The wholesale price index-based (WPI) inflation rose to an eight-month high as manufactured products turned costlier. The WPI inflation was 1.32 per cent in September and zero per cent in October last year. This is the highest level of wholesale price index-based inflation since February when it was 2.26 per cent.

The WPI measures and tracks the changes in the price of goods before they reach consumers: goods that are sold in bulk and traded between entities or businesses (rather than consumers). Wholesale price indexes (WPIs) are one indicator of a country’s level of inflation.

WPI inflation is likely to increase in the coming months as the prices of manufactured products increase. Further, while inflation of manufactured goods would increase as companies get back their pricing power, primary articles inflation is expected to remain depressed with a good harvest. However, “Headline inflation will remain low nonetheless and will not be a concern for policy makers,” a CARE Ratings report said.
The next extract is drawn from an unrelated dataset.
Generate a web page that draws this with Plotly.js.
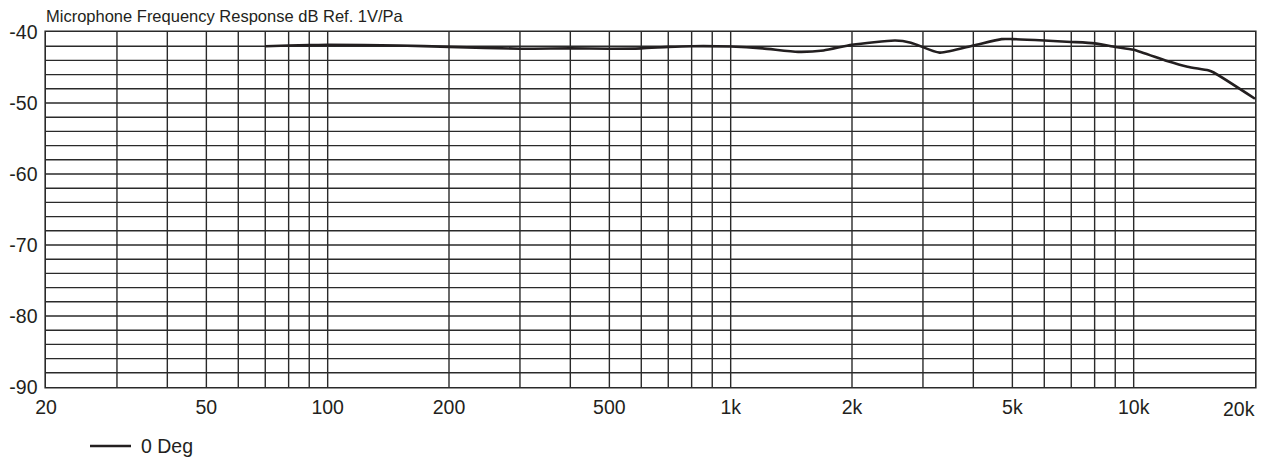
<!DOCTYPE html>
<html>
<head>
<meta charset="utf-8">
<script src="https://cdn.plot.ly/plotly-3.0.1.min.js"></script>
<style>
html,body{margin:0;padding:0;background:#fff;}
#chart{width:1268px;height:458px;}
#chart .gridlayer path, #chart .xlines-above, #chart .ylines-above {shape-rendering: geometricPrecision !important;}
</style>
</head>
<body>
<div id="chart"></div>
<script>
// Frequency (Hz) and response (dB re 1V/Pa)
var freqHz = [70, 80, 90, 100, 150, 200, 300, 400, 500, 600, 700, 800, 1000, 1200, 1470, 1700, 2000, 2560, 2800, 3300, 4000, 4700, 5000, 6000, 7000, 8000, 9000, 10000, 12100, 13600, 15300, 15800, 20000];
var response0Deg = [-42.0, -41.9, -41.85, -41.8, -41.9, -42.1, -42.35, -42.3, -42.35, -42.3, -42.1, -42.0, -42.05, -42.3, -42.8, -42.6, -41.8, -41.2, -41.5, -42.9, -41.9, -41.0, -41.0, -41.2, -41.4, -41.6, -42.1, -42.5, -44.1, -44.9, -45.4, -45.7, -49.4];
var seriesName = '0 Deg';

// Axis grid / tick labels
var xGridFreqs = [20, 30, 40, 50, 60, 70, 80, 90, 100, 200, 300, 400, 500, 600, 700, 800, 900, 1000, 2000, 3000, 4000, 5000, 6000, 7000, 8000, 9000, 10000, 20000];
var xLabelFreqs = [20, 50, 100, 200, 500, 1000, 2000, 5000, 10000, 20000];
var xLabelText = ['20', '50', '100', '200', '500', '1k', '2k', '5k', '10k', '20k'];
var yGridVals = [-90, -88, -86, -84, -82, -80, -78, -76, -74, -72, -70, -68, -66, -64, -62, -60, -58, -56, -54, -52, -50, -48, -46, -44, -42, -40];
var yLabelVals = [-90, -80, -70, -60, -50, -40];
var yLabelText = ['-90', '-80', '-70', '-60', '-50', '-40'];

var lastX = xLabelFreqs[xLabelFreqs.length - 1];
var xTickText = xGridFreqs.map(function (f) {
  var i = xLabelFreqs.indexOf(f);
  return (i >= 0 && f !== lastX) ? xLabelText[i] : '';
});
var yTickText = yGridVals.map(function (v) {
  var i = yLabelVals.indexOf(v);
  return i >= 0 ? yLabelText[i] : '';
});

var FONT = '"Liberation Sans", Arial, Helvetica, sans-serif';
var GRID = '#2a2a2a';
var INK = '#231f20';
var LINE_W = 2.6;

var traces = [{
  x: freqHz,
  y: response0Deg,
  type: 'scatter',
  mode: 'lines',
  name: seriesName,
  showlegend: false,
  line: {color: INK, width: LINE_W, shape: 'spline', smoothing: 0.6}
}];

// legend placement (px within the page) for the hand-drawn key
var PL = 46, PB = 387, PW = 1209, PH = 355;
var keyY = (PB - 446) / PH;

var layout = {
  width: 1268,
  height: 458,
  margin: {l: 46, r: 13, t: 32, b: 71, autoexpand: false},
  paper_bgcolor: '#ffffff',
  plot_bgcolor: '#ffffff',
  font: {family: FONT, size: 19.5, color: INK},
  title: {
    text: 'Microphone Frequency Response dB Ref. 1V/Pa',
    font: {family: FONT, size: 16.5, color: INK},
    x: 46 / 1268, xanchor: 'left', xref: 'container',
    y: 1 - 10 / 458, yanchor: 'top', yref: 'container',
    pad: {l: 0, t: 0, b: 0, r: 0}
  },
  xaxis: {
    type: 'log',
    range: [Math.log10(20), Math.log10(20000)],
    tickmode: 'array',
    tickvals: xGridFreqs,
    ticktext: xTickText,
    ticks: '',
    showgrid: true,
    gridcolor: GRID,
    gridwidth: 1.4,
    showline: true,
    linecolor: GRID,
    linewidth: 1.6,
    mirror: true,
    zeroline: false,
    automargin: false,
    tickfont: {family: FONT, size: 19.5, color: INK},
    ticklabelstandoff: 2
  },
  yaxis: {
    range: [-90, -40],
    tickmode: 'array',
    tickvals: yGridVals,
    ticktext: yTickText,
    ticks: '',
    showgrid: true,
    gridcolor: GRID,
    gridwidth: 1.4,
    showline: true,
    linecolor: GRID,
    linewidth: 1.6,
    mirror: true,
    zeroline: false,
    automargin: false,
    tickfont: {family: FONT, size: 19.5, color: INK},
    ticklabelstandoff: 3
  },
  shapes: [{
    type: 'line', xref: 'paper', yref: 'paper',
    x0: (90 - PL) / PW, x1: (131 - PL) / PW, y0: keyY, y1: keyY,
    line: {color: INK, width: LINE_W}
  }],
  annotations: [{
    text: xLabelText[xLabelText.length - 1],
    x: Math.log10(lastX), xref: 'x', xanchor: 'right', xshift: 2,
    y: 0, yref: 'paper', yanchor: 'top', yshift: -9,
    showarrow: false,
    font: {family: FONT, size: 19.5, color: INK}
  }, {
    text: seriesName,
    x: (139 - PL) / PW, xref: 'paper', xanchor: 'left',
    y: keyY, yref: 'paper', yanchor: 'middle',
    showarrow: false,
    font: {family: FONT, size: 19.5, color: INK}
  }],
  showlegend: false
};

Plotly.newPlot('chart', traces, layout, {displayModeBar: false, staticPlot: true});
</script>
</body>
</html>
The manufactured goods include those under engineering, cement, construction, chemicals and fertilizers, metal and mining, packaging and petrochemicals.

Also read:RBI is faced with a ‘trilemma’ as economy shrinks, inflation rises

While food article prices softened in October, manufactured items witnessed hardening of prices, according to data released by the Commerce and Industry Ministry on Monday.

Food inflation in October stood at 6.37 per cent, as against 8.17 per cent in the previous month. The rate of price rise in vegetables and potato remained high at 25.23 per cent and 107.70 per cent, respectively, during the month.

Inflation in non-food articles and minerals was higher at 2.85 per cent and 9.11 per cent, respectively.

In the manufactured products category, inflation stood at 2.12 per cent in October, compared to 1.61 per cent in September. Prices in fuel and power basket softened to (-) 10.95 per cent in October.

The retail inflation, based on the consumer price index, was 7.61 per cent in October, data released last week showed.

The Reserve Bank in a report on the state of economy last week had also flagged unrelenting pressure of inflation as a downside risk confronting the prospects of economic recovery.

“The foremost is the unrelenting pressure of inflation, with no signs of waning in spite of supply management measures… There is a grave risk of generalization of price pressures, unanchoring of inflation expectations feeding into a loss of credibility in policy interventions and the eventual corrosion of the nascent growth impulses that are making their appearance,” the RBI said.